В философии, а тем более в психологии, нам, как нельзя больше, подобают скромность и осмотрительность. Что такое материя по понятию психолога? Ее, возможно, и нет в природе. Психолог сам убивает материю, а затем утверждает, что она мертва.
Если душа проста, к чему такая тонкая структура мозга? Организм — машина[95], и он должен, следовательно, состоять из такого же материала, как и машина. Это служит доказательством, что механическое простирается в нас очень далеко, ибо даже внутренние части мозга построены столь искусно, что мы, вероятно, не понимаем и сотой доли их.
Каждое мгновение мы делаем что-то бессознательно.

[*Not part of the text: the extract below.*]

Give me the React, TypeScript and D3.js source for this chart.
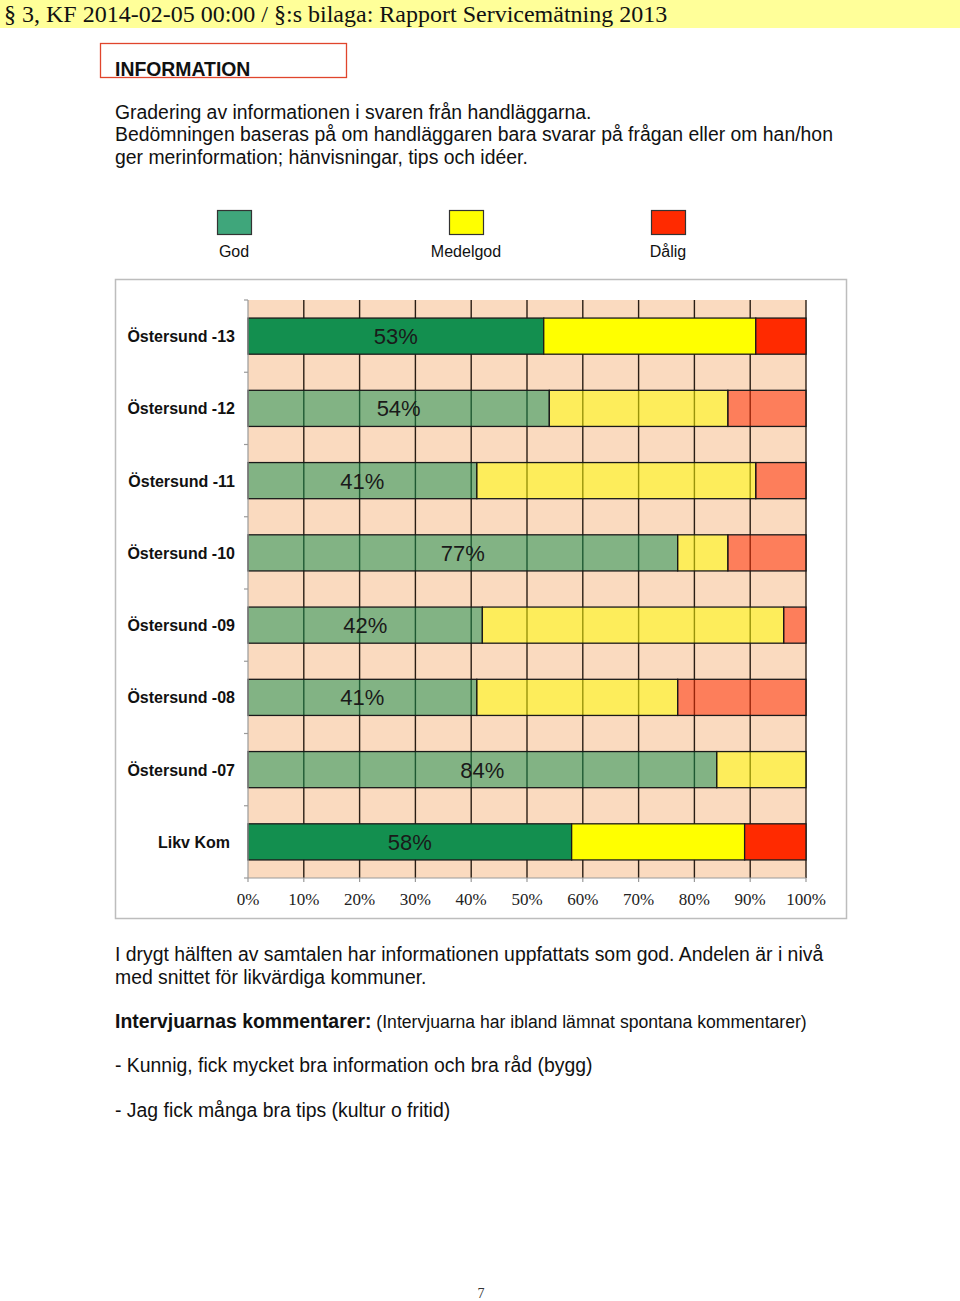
import React from "react";
import * as d3 from "d3";

const categories = [
  "Östersund -13",
  "Östersund -12",
  "Östersund -11",
  "Östersund -10",
  "Östersund -09",
  "Östersund -08",
  "Östersund -07",
  "Likv Kom",
];
const god = [53, 54, 41, 77, 42, 41, 84, 58];
const medelgod = [38, 32, 50, 9, 54, 36, 16, 31];
const dalig = [9, 14, 9, 14, 4, 23, 0, 11];
const emphasized = [true, false, false, false, false, false, false, true];
const seriesKeys = ["God", "Medelgod", "Dålig"];
const xTicks = [0, 10, 20, 30, 40, 50, 60, 70, 80, 90, 100];

const barColors: Record<string, string> = {
  God: "#138F4F",
  Medelgod: "#FFFF00",
  Dålig: "#FF2A00",
};
const legendColors: Record<string, string> = {
  God: "#3FA67B",
  Medelgod: "#FFFF00",
  Dålig: "#FF2A00",
};

const SANS = "'Liberation Sans', Arial, sans-serif";
const SERIF = "'Liberation Serif', 'Times New Roman', serif";
const BODY = 19.4;

export default function App() {
  const rows = categories.map((c, i) => ({
    cat: c,
    God: god[i],
    Medelgod: medelgod[i],
    Dålig: dalig[i],
    emph: emphasized[i],
  }));
  const stack = d3.stack<any>().keys(seriesKeys);
  const series = stack(rows);

  const x = d3.scaleLinear().domain([0, 100]).range([248, 806]);
  const y = d3
    .scaleBand<string>()
    .domain(categories)
    .range([300, 878])
    .paddingInner(0.5)
    .paddingOuter(0.25);
  const step = y.step();
  const plotTop = 300;
  const plotBottom = 878;

  const legendItems = [
    { key: "God", x: 217 },
    { key: "Medelgod", x: 449 },
    { key: "Dålig", x: 651 },
  ];

  const bandEdges = d3.range(categories.length + 1).map((i) => plotTop + i * step);

  return (
    <svg
      width={960}
      height={1301}
      style={{ position: "absolute", left: 0, top: 0, background: "#fff" }}
    >
      {/* header band */}
      <rect x={0} y={0} width={960} height={28} fill="#FFFF99" />
      <text x={4} y={22} fontFamily={SERIF} fontSize={24} fill="#111">
        § 3, KF 2014-02-05 00:00 / §:s bilaga: Rapport Servicemätning 2013
      </text>

      {/* INFORMATION box */}
      <rect x={100.5} y={43.5} width={246} height={34} fill="none" stroke="#E0452C" strokeWidth={1.3} />
      <text x={115} y={76} fontFamily={SANS} fontWeight="bold" fontSize={BODY} fill="#111">
        INFORMATION
      </text>

      <g fontFamily={SANS} fontSize={BODY} fill="#111">
        <text x={115} y={119}>Gradering av informationen i svaren från handläggarna.</text>
        <text x={115} y={141}>
          Bedömningen baseras på om handläggaren bara svarar på frågan eller om han/hon
        </text>
        <text x={115} y={164}>ger merinformation; hänvisningar, tips och idéer.</text>
      </g>

      {/* legend */}
      {legendItems.map((l) => (
        <g key={l.key}>
          <rect x={l.x + 0.5} y={210.5} width={34} height={24} fill={legendColors[l.key]} stroke="#333" strokeWidth={1.2} />
          <text x={l.x + 17} y={257} textAnchor="middle" fontFamily={SANS} fontSize={16} fill="#111">
            {l.key}
          </text>
        </g>
      ))}

      {/* chart frame */}
      <rect x={115.5} y={279.5} width={731} height={639} fill="none" stroke="#BDBDBD" strokeWidth={1.5} />

      {/* plot background */}
      <rect x={x(0)} y={plotTop} width={x(100) - x(0)} height={plotBottom - plotTop} fill="#FADABF" />

      {/* vertical gridlines */}
      {xTicks.slice(1).map((t) => (
        <line key={t} x1={x(t)} x2={x(t)} y1={plotTop} y2={plotBottom} stroke="#2A1E14" strokeWidth={1.4} />
      ))}

      {/* bars */}
      {series.map((s) => (
        <g key={s.key}>
          {s.map((d, i) => {
            const w = x(d[1]) - x(d[0]);
            if (w <= 0) return null;
            return (
              <rect
                key={i}
                x={x(d[0])}
                y={y(categories[i])}
                width={w}
                height={y.bandwidth()}
                fill={barColors[s.key]}
                fillOpacity={rows[i].emph ? 1 : 0.52}
                stroke="#1A1A1A"
                strokeWidth={1.3}
              />
            );
          })}
        </g>
      ))}

      {/* value labels */}
      {series[0].map((d, i) => (
        <text
          key={i}
          x={(x(d[0]) + x(d[1])) / 2}
          y={(y(categories[i]) as number) + y.bandwidth() / 2 + 8}
          textAnchor="middle"
          fontFamily={SANS}
          fontSize={22}
          fill="#1A1A1A"
        >
          {god[i]}%
        </text>
      ))}

      {/* axes */}
      <line x1={x(0)} x2={x(0)} y1={plotTop} y2={plotBottom} stroke="#9A9A9A" strokeWidth={1.2} />
      {bandEdges.map((e, i) => (
        <line key={i} x1={x(0) - 4} x2={x(0)} y1={e} y2={e} stroke="#9A9A9A" strokeWidth={1.2} />
      ))}
      <line x1={x(0)} x2={x(100)} y1={plotBottom} y2={plotBottom} stroke="#9A9A9A" strokeWidth={1.2} />
      {xTicks.map((t) => (
        <g key={t}>
          <line x1={x(t)} x2={x(t)} y1={plotBottom} y2={plotBottom + 4} stroke="#9A9A9A" strokeWidth={1.2} />
          <text x={x(t)} y={905} textAnchor="middle" fontFamily={SERIF} fontSize={17} fill="#222">
            {t}%
          </text>
        </g>
      ))}

      {/* category labels */}
      {categories.map((c, i) => (
        <text
          key={c}
          x={i === categories.length - 1 ? 230 : 235}
          y={(y(c) as number) + y.bandwidth() / 2 + 6}
          textAnchor="end"
          fontFamily={SANS}
          fontWeight="bold"
          fontSize={16}
          fill="#111"
        >
          {c}
        </text>
      ))}

      {/* text below */}
      <g fontFamily={SANS} fontSize={BODY} fill="#111">
        <text x={115} y={961}>
          I drygt hälften av samtalen har informationen uppfattats som god. Andelen är i nivå
        </text>
        <text x={115} y={984}>med snittet för likvärdiga kommuner.</text>
        <text x={115} y={1028}>
          <tspan fontWeight="bold">Intervjuarnas kommentarer:</tspan>
          <tspan fontSize={17.6}> (Intervjuarna har ibland lämnat spontana kommentarer)</tspan>
        </text>
        <text x={115} y={1072}>- Kunnig, fick mycket bra information och bra råd (bygg)</text>
        <text x={115} y={1117}>- Jag fick många bra tips (kultur o fritid)</text>
      </g>

      <text x={481} y={1298} textAnchor="middle" fontFamily={SERIF} fontSize={14} fill="#333">
        7
      </text>
    </svg>
  );
}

Наши навыки все более возрастают и, в конце концов, вероятно, человек будет выполнять все, ничего не сознавая, и превратится в мыслящее животное. Разумность приближает нас к животному состоянию.
Наша психология, в конце концов, придет к утонченному материализму[96] по мере того, как мы все более будем, с одной стороны, познавать материю, а с другой — преодолевать все возможные преграды в сознании.